* STATED PROBLEM:
Without any pictures, restate the lines from the one containing "Generate a LaTeX" to the one containing "(simout) at (575,131.5);", word for word, ends included.

* RAW RECORDS:
========

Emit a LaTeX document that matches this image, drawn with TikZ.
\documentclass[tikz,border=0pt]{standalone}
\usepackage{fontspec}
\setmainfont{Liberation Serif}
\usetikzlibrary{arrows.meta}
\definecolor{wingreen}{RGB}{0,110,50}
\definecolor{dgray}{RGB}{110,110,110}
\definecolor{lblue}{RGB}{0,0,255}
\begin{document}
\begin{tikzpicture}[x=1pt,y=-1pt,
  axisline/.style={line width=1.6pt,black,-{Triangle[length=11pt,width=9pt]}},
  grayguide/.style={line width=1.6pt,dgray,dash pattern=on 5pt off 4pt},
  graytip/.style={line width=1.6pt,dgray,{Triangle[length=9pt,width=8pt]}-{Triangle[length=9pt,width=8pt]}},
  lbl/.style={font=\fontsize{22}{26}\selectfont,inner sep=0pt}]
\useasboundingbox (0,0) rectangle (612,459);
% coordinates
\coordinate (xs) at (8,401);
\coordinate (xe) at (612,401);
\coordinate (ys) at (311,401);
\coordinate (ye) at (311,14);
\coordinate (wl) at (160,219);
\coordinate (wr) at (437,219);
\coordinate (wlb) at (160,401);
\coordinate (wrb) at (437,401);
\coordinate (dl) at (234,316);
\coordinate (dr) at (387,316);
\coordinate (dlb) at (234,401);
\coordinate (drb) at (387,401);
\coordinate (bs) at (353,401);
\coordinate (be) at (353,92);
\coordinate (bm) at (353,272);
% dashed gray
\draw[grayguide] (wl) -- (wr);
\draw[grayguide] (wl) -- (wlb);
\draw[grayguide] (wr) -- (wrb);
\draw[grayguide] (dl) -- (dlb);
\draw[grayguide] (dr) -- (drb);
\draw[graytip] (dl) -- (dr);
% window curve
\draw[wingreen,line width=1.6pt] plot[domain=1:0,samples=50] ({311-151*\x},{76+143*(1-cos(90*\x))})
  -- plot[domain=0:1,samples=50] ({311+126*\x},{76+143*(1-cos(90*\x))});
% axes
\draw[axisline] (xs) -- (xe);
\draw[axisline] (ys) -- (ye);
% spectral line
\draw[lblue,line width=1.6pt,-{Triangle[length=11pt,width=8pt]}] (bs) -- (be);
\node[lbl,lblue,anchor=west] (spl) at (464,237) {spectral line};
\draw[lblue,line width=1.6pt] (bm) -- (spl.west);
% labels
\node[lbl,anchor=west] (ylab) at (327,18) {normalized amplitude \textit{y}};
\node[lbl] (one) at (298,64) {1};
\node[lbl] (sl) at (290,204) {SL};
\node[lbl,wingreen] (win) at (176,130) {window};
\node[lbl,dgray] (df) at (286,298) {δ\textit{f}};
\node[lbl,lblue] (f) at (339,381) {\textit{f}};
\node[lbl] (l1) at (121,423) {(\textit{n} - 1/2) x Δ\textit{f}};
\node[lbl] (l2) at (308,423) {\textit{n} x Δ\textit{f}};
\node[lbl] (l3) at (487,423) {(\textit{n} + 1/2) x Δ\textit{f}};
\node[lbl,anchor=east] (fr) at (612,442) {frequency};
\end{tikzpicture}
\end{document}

========

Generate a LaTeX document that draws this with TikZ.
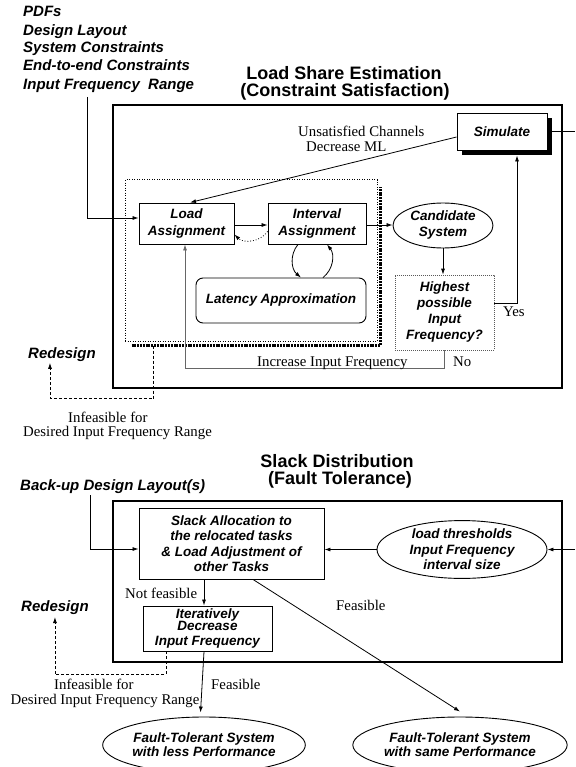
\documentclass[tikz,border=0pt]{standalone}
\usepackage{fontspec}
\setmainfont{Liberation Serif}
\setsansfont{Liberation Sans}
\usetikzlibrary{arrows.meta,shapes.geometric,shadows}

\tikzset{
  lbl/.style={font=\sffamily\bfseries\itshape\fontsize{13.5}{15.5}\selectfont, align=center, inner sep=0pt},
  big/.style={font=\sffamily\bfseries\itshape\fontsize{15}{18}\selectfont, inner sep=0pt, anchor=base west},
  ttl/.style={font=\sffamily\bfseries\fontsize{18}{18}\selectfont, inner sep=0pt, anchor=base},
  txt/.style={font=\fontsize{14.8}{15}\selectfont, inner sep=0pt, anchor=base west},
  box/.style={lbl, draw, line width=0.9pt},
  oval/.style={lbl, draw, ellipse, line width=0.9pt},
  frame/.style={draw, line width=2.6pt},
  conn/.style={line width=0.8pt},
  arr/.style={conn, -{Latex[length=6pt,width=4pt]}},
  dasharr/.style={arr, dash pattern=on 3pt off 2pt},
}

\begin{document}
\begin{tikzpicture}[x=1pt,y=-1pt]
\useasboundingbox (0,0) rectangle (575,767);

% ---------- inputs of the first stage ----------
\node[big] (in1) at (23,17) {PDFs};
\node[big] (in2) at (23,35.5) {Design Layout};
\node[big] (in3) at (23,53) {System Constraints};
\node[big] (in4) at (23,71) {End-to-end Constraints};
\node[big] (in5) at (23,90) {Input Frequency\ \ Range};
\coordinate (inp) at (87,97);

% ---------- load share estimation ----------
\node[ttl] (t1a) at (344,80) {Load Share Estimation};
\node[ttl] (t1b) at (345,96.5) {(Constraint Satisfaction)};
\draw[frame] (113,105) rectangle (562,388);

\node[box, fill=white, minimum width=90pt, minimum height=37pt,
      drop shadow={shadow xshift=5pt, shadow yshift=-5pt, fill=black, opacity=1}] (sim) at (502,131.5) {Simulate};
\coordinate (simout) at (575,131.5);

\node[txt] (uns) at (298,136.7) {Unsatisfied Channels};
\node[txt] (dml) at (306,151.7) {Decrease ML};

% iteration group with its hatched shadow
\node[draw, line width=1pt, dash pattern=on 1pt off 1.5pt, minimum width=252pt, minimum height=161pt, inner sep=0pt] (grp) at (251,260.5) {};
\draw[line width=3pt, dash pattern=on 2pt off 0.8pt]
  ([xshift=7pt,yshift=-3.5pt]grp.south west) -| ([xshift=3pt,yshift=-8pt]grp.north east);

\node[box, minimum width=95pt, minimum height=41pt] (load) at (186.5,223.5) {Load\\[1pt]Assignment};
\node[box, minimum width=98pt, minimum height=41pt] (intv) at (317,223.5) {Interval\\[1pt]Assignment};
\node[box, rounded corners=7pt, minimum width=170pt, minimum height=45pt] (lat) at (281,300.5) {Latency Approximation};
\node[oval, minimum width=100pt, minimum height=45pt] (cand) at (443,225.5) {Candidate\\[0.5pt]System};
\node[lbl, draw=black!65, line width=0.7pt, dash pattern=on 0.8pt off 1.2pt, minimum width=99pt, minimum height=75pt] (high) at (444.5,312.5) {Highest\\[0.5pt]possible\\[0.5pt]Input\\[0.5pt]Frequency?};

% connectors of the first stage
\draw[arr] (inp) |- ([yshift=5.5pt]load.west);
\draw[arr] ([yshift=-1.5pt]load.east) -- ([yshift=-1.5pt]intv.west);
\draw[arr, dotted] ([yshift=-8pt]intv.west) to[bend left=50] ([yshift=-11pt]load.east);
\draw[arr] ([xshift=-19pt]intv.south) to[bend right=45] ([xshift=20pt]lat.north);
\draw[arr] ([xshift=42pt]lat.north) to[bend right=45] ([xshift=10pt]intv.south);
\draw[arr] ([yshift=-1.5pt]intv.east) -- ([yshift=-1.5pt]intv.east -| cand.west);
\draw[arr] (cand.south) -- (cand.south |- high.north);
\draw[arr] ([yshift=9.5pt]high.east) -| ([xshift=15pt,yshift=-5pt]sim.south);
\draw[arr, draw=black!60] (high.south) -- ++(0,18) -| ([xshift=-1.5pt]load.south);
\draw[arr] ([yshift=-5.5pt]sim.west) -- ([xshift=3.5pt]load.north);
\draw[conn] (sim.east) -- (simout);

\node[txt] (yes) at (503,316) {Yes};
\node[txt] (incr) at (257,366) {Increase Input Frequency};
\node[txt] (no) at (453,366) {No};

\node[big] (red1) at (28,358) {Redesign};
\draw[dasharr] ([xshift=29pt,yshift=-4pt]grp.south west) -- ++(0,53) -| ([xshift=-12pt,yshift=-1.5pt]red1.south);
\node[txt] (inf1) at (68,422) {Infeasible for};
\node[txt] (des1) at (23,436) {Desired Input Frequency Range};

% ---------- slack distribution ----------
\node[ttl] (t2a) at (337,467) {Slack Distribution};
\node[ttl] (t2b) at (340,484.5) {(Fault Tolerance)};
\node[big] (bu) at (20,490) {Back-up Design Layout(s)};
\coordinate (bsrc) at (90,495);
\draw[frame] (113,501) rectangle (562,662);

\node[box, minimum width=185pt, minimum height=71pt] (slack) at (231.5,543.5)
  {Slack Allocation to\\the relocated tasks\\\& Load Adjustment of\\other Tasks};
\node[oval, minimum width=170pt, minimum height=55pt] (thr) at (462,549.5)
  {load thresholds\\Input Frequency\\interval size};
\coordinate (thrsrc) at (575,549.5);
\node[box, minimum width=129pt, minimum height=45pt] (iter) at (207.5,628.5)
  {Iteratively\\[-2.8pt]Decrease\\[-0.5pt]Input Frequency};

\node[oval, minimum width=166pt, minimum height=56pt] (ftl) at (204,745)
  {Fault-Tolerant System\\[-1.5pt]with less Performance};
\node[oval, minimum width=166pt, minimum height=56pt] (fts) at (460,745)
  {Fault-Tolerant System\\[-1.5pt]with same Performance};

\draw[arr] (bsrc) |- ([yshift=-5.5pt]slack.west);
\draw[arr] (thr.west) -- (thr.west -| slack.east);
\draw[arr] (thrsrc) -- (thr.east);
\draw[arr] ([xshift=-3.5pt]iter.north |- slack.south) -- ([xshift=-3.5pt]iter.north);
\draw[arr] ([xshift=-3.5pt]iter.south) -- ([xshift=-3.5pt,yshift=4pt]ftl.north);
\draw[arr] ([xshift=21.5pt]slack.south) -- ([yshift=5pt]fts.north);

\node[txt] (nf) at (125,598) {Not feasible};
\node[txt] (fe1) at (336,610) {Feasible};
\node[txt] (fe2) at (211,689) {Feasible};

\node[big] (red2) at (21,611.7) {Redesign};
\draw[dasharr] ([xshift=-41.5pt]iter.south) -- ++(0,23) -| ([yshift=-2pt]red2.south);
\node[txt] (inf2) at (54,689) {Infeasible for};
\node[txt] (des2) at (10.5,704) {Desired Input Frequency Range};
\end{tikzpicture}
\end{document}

========

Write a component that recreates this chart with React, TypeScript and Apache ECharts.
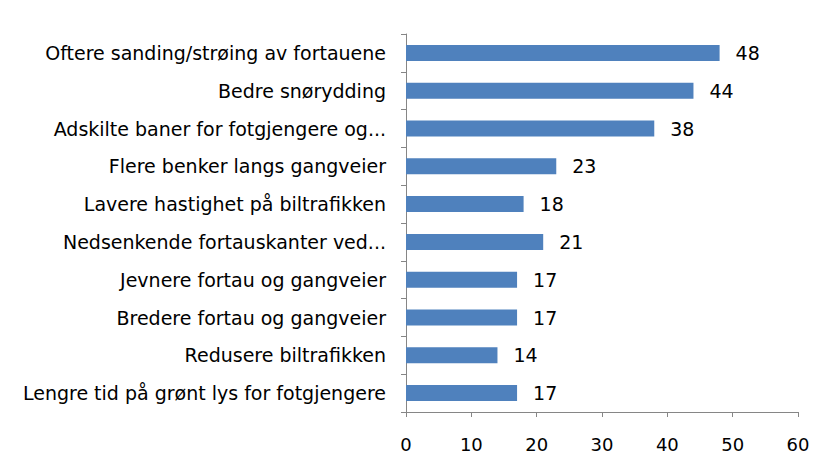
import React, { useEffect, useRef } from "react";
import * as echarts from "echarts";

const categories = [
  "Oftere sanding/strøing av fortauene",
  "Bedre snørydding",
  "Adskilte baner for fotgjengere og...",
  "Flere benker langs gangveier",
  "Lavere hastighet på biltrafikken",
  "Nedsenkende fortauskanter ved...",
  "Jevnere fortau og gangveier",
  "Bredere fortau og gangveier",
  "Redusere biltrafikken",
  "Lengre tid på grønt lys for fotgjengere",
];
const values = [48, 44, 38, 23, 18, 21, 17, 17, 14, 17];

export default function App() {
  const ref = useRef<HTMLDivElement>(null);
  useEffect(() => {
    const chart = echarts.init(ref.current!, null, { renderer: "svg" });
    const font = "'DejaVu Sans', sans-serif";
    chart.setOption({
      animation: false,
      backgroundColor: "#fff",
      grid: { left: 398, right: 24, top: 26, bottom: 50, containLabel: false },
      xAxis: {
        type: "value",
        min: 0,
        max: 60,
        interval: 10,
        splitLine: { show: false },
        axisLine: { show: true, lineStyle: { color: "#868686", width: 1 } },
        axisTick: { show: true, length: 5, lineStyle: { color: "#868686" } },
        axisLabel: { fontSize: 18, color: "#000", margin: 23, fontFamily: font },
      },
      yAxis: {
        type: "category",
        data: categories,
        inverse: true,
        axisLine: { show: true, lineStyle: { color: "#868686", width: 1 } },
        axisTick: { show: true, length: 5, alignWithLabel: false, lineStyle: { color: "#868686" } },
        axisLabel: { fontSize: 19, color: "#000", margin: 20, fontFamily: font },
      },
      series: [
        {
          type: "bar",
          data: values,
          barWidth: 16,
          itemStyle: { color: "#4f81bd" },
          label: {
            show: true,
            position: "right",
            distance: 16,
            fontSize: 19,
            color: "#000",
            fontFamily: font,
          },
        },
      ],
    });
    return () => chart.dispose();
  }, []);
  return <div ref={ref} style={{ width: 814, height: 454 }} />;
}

========

* RESPONSE:
Generate a LaTeX document that draws this with TikZ.
\documentclass[tikz,border=0pt]{standalone}
\usepackage{fontspec}
\setmainfont{Liberation Serif}
\setsansfont{Liberation Sans}
\usetikzlibrary{arrows.meta,shapes.geometric,shadows}

\tikzset{
  lbl/.style={font=\sffamily\bfseries\itshape\fontsize{13.5}{15.5}\selectfont, align=center, inner sep=0pt},
  big/.style={font=\sffamily\bfseries\itshape\fontsize{15}{18}\selectfont, inner sep=0pt, anchor=base west},
  ttl/.style={font=\sffamily\bfseries\fontsize{18}{18}\selectfont, inner sep=0pt, anchor=base},
  txt/.style={font=\fontsize{14.8}{15}\selectfont, inner sep=0pt, anchor=base west},
  box/.style={lbl, draw, line width=0.9pt},
  oval/.style={lbl, draw, ellipse, line width=0.9pt},
  frame/.style={draw, line width=2.6pt},
  conn/.style={line width=0.8pt},
  arr/.style={conn, -{Latex[length=6pt,width=4pt]}},
  dasharr/.style={arr, dash pattern=on 3pt off 2pt},
}

\begin{document}
\begin{tikzpicture}[x=1pt,y=-1pt]
\useasboundingbox (0,0) rectangle (575,767);

% ---------- inputs of the first stage ----------
\node[big] (in1) at (23,17) {PDFs};
\node[big] (in2) at (23,35.5) {Design Layout};
\node[big] (in3) at (23,53) {System Constraints};
\node[big] (in4) at (23,71) {End-to-end Constraints};
\node[big] (in5) at (23,90) {Input Frequency\ \ Range};
\coordinate (inp) at (87,97);

% ---------- load share estimation ----------
\node[ttl] (t1a) at (344,80) {Load Share Estimation};
\node[ttl] (t1b) at (345,96.5) {(Constraint Satisfaction)};
\draw[frame] (113,105) rectangle (562,388);

\node[box, fill=white, minimum width=90pt, minimum height=37pt,
      drop shadow={shadow xshift=5pt, shadow yshift=-5pt, fill=black, opacity=1}] (sim) at (502,131.5) {Simulate};
\coordinate (simout) at (575,131.5);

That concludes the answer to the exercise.